Sopranos and Dead Cats

Old_Stove

A great darkness had fallen over the city of Lincoln, placing all power in the hands of a very few, making it so we could not get jobs and were persecuted for not conforming.

A group of us went to a big trailer in the Near South neighborhood that had been converted into a church, where a rock band was playing. It was a concert especially for women. They were so joyful to have a place to gather, where they could have fun and not be punished. Women of all ages, cultures, and ethnicities were there, talking, laughing, and dancing among the wooden pews, despite the fact that the band kind of sucked. I hoped they wouldn’t be caught.

I left and headed west, out past Highway 77, to the bar and grill that used to be The Prospector. I went inside and here was the recurring dream theme of a dark bar with elevated circular booths and a round, pyramid food bar in the main room.

I sat in a booth with four men who looked like Tony, Paulie, Silvio, and Big Pussy from The Sopranos. My husband was supposed to come join us. We drank for a long time and got really hungry, but the kitchen had closed. So we went out into the dark and followed a narrow, brick sidewalk around back, where there was a food shack. A guy with long, scruffy blond hair was serving up several kinds of homemade stew. Ravenous, I devoured a bowl of meatball stew that looked like lamb korma.

The guy behind the counter started chatting with me and I said, “Do I know you?” He grinned and said something about the “Freddies” or “Frankies” or something like that. I realized that was the name of the band I’d seen earlier, and he was a member.

It was after bar close. What had happened to my husband?

Suddenly, it was a sunny afternoon and I was in the house where I grew up (which is slowly falling in on itself), searching for something. In the living room/bedroom were some new DVDs I’d ordered, and I kept trying to fasten them to the soles of my shoes. I finally gave up and pushed them under the bed. From beyond the doorway, a timer went off. I crept over the threshold into the dank, collapsing kitchen and saw only a wall of dirty porcelain behind the rusted stove—nothing that could have made the noise.

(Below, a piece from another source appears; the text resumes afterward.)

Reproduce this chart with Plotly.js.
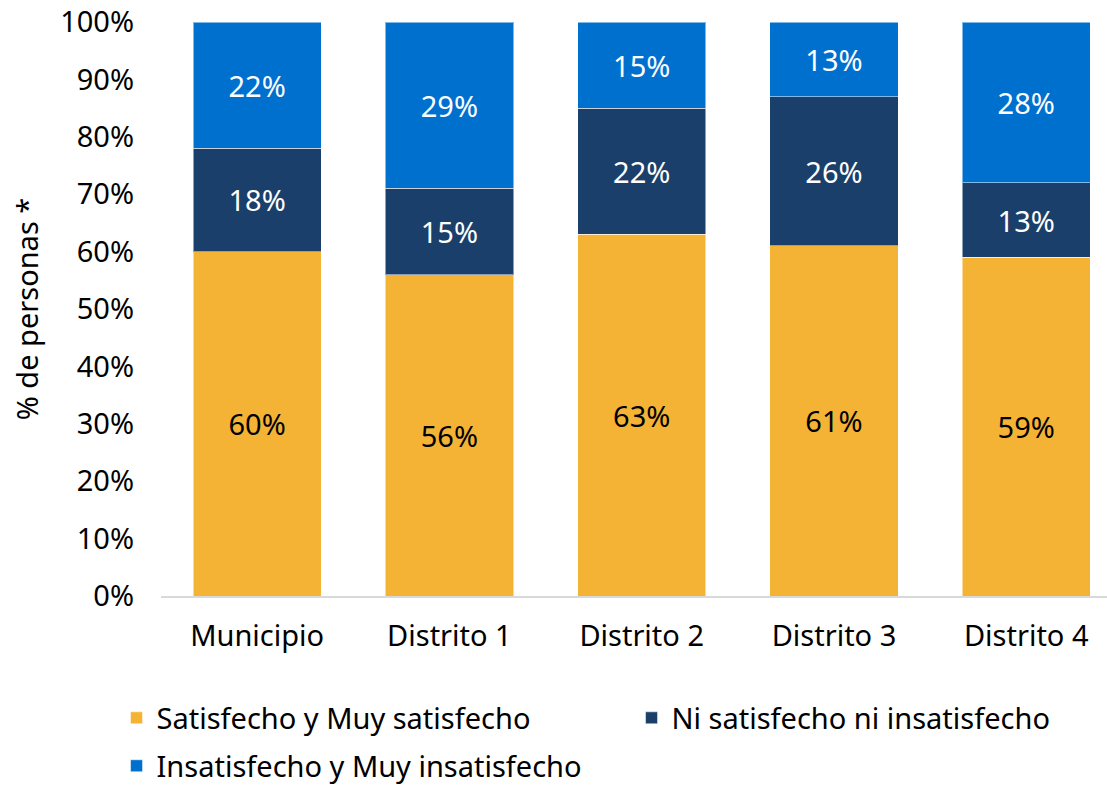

Feeling a sudden chill, I backed into the other room again. Suddenly, a large, rumpled, peach-colored cat leaped onto one of the moldering beds. It was mangy and smelled of mold, like Church in Pet Sematary. It was time to get the hell out. I rushed through the kitchen to the front door, and just as I reached it, the cat appeared behind me. What was left of its fur was now a sick yellow, patches of desiccated skin stretched tight over knobs of bone.

Whatever this house concealed, it was something more than a cat. I wrenched open the door and leaped outside. In the very same moment, a gray and white cat, this one alive and quite healthy, came bounding up from the overgrown yard. The two cats ran toward the narrowing doorway, the dead cat inside the dead house, the live one curious to go in. I slammed the door in their faces and ran down the brick walk, which became the narrow sidewalk again, between the bar and the shack. Blackest night had fallen once more.

I had to find my husband. I thought maybe I should go look in the old duplex where we used to live, south of the Regional Center. It was close by, and if he was drunk, maybe he’d wandered up there by instinct. Then I remembered that had been my ex-husband. My real husband, Todd, would not know about that house.

Coming up the walk were the four mobsters I’d drunk with earlier. Together, we turned up the road on foot, crossing Highway 77 and heading east on Van Dorn. The air was still, damp, and cold, and the horizon was now a faint gray. I took out an old cell phone to try to call Todd. I kept pressing “K” on the keypad, once again getting husbands’ names mixed up. Then I pressed the Talk button, because for some reason that was how you called the Lincoln Police Department. Maybe they could help me find Todd.

The phone rang briefly. Then, a recording played—the crusty, wheezing voice of an old woman: “Yeh’ve reached the shirriff’s office. Be advised all work is performed via contrack.”

As I snapped the phone shut, a high, whistling bird’s cry pierced the gloom.

nightbird

 

One thought on “Sopranos and Dead Cats

  1. Email from my mom this morning: “okay. that dream sequence in the old house is eerie. maybe I told you about the dead orange cat I found in our old kitchen, a stray tom we were calling marmalade.”